Start of DATA SUPPLIED

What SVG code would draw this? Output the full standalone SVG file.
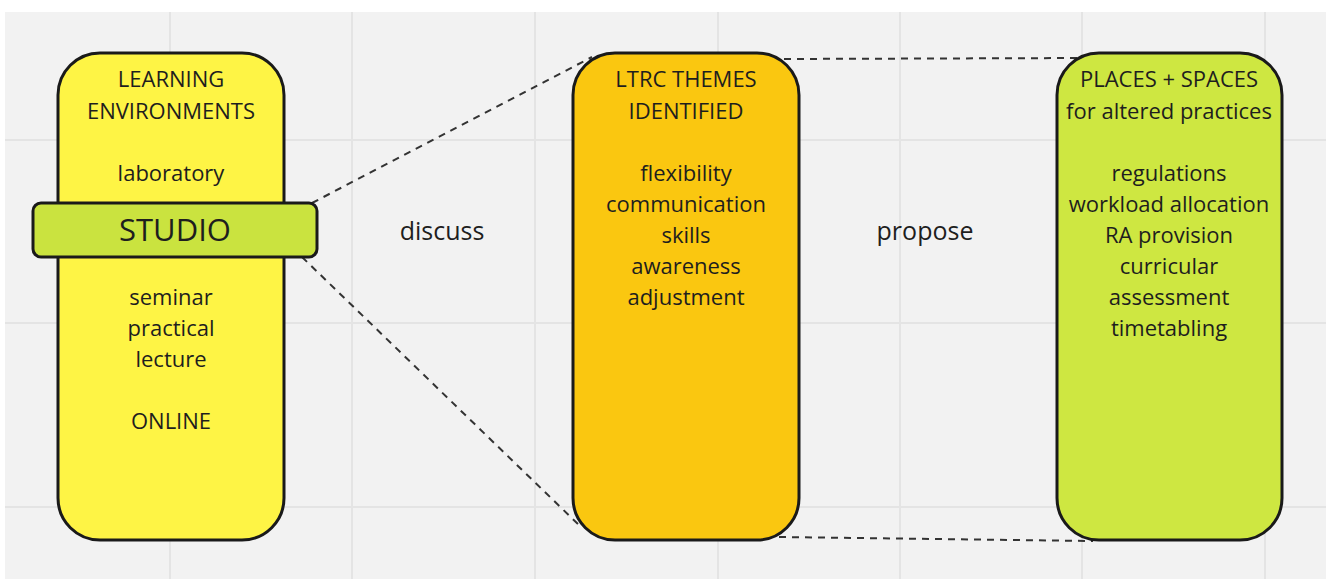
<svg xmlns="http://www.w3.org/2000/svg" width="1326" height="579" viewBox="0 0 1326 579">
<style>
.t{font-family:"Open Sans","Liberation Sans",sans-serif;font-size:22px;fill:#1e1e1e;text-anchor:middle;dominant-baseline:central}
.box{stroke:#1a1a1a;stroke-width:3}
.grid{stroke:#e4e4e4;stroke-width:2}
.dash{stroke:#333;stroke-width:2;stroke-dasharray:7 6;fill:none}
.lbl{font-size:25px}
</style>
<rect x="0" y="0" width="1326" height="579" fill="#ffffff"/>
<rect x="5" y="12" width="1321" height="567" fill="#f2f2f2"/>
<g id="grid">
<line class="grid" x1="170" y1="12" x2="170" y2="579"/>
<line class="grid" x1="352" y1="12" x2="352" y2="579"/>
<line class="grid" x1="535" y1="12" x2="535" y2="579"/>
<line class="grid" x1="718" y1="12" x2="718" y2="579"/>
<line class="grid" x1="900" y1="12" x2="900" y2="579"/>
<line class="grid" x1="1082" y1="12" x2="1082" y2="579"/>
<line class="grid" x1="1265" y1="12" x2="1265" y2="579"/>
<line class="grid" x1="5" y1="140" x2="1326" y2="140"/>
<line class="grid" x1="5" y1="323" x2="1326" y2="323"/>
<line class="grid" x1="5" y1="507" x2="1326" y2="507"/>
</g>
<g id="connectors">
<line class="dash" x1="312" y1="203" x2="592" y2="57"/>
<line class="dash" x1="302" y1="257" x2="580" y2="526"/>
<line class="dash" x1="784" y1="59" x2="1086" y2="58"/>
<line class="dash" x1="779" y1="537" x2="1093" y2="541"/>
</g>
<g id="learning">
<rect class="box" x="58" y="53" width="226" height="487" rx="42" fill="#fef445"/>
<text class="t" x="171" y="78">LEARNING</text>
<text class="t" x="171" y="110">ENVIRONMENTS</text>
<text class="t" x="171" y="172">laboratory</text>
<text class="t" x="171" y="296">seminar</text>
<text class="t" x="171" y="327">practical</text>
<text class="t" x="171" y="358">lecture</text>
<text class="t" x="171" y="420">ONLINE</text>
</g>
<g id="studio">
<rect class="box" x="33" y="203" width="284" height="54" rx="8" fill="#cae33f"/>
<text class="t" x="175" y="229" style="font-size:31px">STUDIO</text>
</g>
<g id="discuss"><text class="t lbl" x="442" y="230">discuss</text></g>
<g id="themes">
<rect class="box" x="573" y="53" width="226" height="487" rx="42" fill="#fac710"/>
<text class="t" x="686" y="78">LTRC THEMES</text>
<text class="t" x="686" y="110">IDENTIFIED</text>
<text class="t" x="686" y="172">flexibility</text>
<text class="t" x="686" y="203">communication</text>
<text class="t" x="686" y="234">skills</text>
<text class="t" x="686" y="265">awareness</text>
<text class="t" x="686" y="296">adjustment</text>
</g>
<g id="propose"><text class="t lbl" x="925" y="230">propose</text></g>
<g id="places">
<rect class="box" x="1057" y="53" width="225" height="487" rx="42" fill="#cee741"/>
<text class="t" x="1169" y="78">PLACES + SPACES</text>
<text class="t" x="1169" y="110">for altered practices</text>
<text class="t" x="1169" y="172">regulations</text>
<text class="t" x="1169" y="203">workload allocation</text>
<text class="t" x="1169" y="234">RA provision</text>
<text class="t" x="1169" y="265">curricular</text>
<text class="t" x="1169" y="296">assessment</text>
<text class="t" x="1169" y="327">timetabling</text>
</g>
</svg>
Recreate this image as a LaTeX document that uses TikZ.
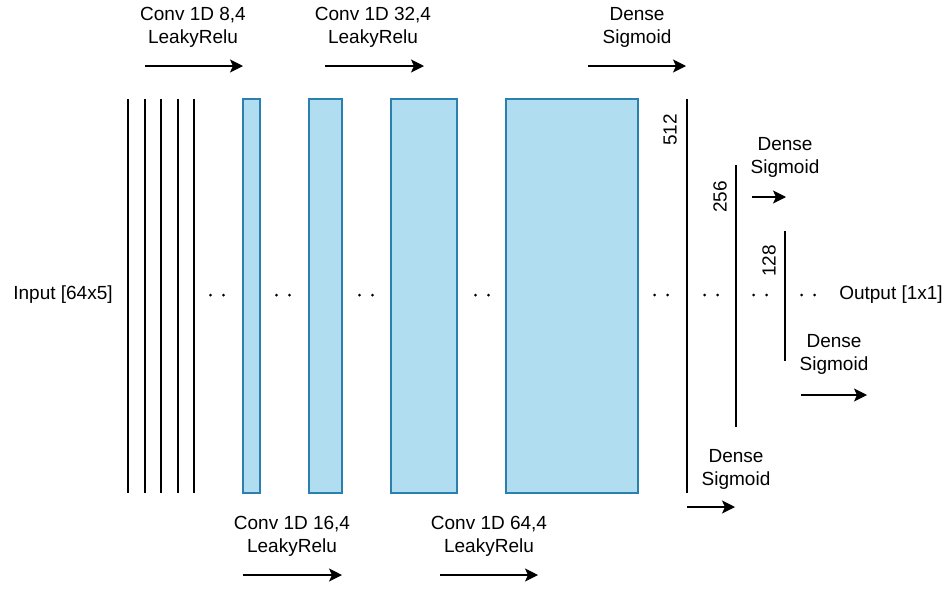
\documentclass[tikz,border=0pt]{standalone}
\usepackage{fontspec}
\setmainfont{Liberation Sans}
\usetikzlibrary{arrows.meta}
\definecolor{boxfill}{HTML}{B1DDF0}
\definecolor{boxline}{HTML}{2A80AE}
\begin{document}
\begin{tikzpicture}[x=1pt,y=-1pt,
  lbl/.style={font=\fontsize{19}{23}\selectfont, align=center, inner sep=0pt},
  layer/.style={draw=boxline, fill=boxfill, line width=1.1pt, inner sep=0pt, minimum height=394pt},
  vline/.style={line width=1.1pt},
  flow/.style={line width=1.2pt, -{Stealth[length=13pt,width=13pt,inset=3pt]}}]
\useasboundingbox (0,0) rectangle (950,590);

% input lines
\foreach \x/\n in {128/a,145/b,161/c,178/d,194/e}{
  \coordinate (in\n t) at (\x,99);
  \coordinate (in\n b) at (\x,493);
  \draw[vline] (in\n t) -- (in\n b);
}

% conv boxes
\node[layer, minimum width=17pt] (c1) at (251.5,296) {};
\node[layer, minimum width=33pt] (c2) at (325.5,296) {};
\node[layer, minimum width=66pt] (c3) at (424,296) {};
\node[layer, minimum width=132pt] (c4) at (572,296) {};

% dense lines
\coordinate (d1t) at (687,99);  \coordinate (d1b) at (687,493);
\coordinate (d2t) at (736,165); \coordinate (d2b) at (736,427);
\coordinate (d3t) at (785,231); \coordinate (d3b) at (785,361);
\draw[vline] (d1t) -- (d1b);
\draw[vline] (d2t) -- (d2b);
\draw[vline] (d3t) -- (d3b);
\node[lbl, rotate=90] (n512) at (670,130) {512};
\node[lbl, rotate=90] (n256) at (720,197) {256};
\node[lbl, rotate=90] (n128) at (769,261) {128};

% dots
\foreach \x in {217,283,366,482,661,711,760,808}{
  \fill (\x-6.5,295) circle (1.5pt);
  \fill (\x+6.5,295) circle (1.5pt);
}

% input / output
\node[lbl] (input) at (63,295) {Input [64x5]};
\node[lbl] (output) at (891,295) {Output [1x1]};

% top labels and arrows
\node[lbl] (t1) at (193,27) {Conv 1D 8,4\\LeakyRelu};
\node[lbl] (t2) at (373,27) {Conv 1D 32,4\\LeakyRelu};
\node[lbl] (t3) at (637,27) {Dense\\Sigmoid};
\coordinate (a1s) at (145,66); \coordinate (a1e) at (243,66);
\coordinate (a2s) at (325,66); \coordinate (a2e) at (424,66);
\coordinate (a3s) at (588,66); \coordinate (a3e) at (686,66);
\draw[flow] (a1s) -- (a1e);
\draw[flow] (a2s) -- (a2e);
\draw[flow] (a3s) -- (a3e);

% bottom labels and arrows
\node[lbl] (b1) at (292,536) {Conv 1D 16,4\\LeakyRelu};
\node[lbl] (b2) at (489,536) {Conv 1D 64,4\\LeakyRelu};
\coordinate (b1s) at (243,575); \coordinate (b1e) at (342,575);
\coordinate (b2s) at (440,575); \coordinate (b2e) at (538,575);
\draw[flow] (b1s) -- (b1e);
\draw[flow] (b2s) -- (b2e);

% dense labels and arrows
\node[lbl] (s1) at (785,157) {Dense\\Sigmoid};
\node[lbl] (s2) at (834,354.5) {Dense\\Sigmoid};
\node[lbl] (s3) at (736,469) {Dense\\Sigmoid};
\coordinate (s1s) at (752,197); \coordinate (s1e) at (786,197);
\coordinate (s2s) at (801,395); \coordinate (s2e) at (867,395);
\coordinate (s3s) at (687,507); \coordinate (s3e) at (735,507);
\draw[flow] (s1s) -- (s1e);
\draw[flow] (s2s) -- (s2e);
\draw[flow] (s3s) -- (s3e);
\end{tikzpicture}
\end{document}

End of DATA SUPPLIED

Within the material above, find the lines that contain the word "standalone"; copy them.

OUTPUT FOR THIS EXERCISE ::
What SVG code would draw this? Output the full standalone SVG file.
\documentclass[tikz,border=0pt]{standalone}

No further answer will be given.